Untuk menunjang kerajaan dari segi pembiayaan, perdagangan digiatkan.
Beliau tidak segan-segan memperkerjakan orang asing seperti beberapa orang
bangsa Cina, sebagai syahbandar dan Ambon, Makasar, juga beberapa orang
Belanda sebagai untuk meningkatkan perdagangan.
Kemelut Di Pemerintahan Gelgel
Patih I Gusti Agung Maruti mempengaruhi Dalem agar mengambil keris pusaka I Gusti Ngurah Jelantik.
Perlu diceritakan disini, bahwa sewaktu I Gusti Panji sedang memantapkan
kedudukan di Den Bukit, terjadi kemelut dalam pemerintahan di istana Gelgel.
Ini terjadi setelah Dalem Sagening wafat (tahun + 1650) yang kemudian
digantikan oleh Dalem Pemayun yang masih muda. Pada waktu adanya
peralihan jabatan itu muncul intrik dan fitnah antara kelompok para pejabat
tinggi kerajaan untuk saling merebut kekuasaan.
I Gusti Ngurah Jelantik (ayah I Gusti Panji) di puri Jelantik, wafat karena umur
lanjut. Beliau digantikan oleh putranya yang bernama I Gusti Gde Ngurah yang
tidak lain adalah adik (tiri) I Gusti Ngurah Panji. Setelah dinobatkan, I Gusti Gde
Ngurah bergelar I Gusti Ngurah Jelantik V, sama dengan gelar ayahnya. Karena
masih muda beliau dibina oleh I Gusti Gde Pring, pamannya.
Pada waktu itu yang
menjadi Patih Dalem Gelgel adalah I Gusti Agung Maruti yang sangat ambisius,
ingin mengambil kekuasaan kerajaan Gelgel.

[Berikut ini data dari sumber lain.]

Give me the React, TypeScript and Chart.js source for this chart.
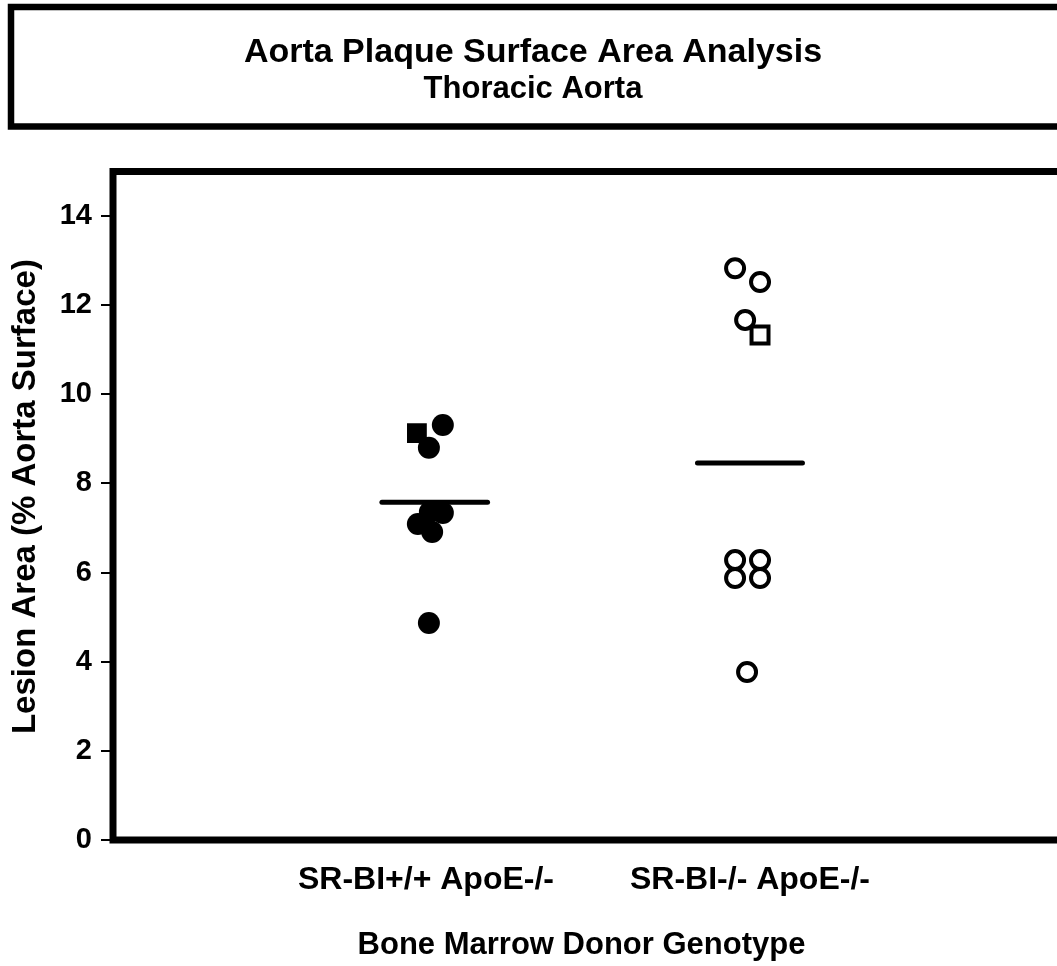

Dalam pada itu I Gusti Agung Maruti
bermaksud mengambil / memiliki keris sakti pusaka I Gusti Ngurah Jelantik yang
bernama Ki Mertyu Jiwa /Pencok Sahang yang dulu dipakai mengalahkan Ki
Dalem Dukut di Nusa. I Gusti Ngurah Jelantik menolak untuk menyerahkan keris
pusaka warisan leluhurnya yang merupakan anugrah Ida Batara di Pura Besakih. I
Gusti Agung Maruti berkali - kali mengerahkan pasukan bersenjata mau membunuh
I Gusti Ngurah Jelantik atas nama Dalem, tetapi tidak berhasil.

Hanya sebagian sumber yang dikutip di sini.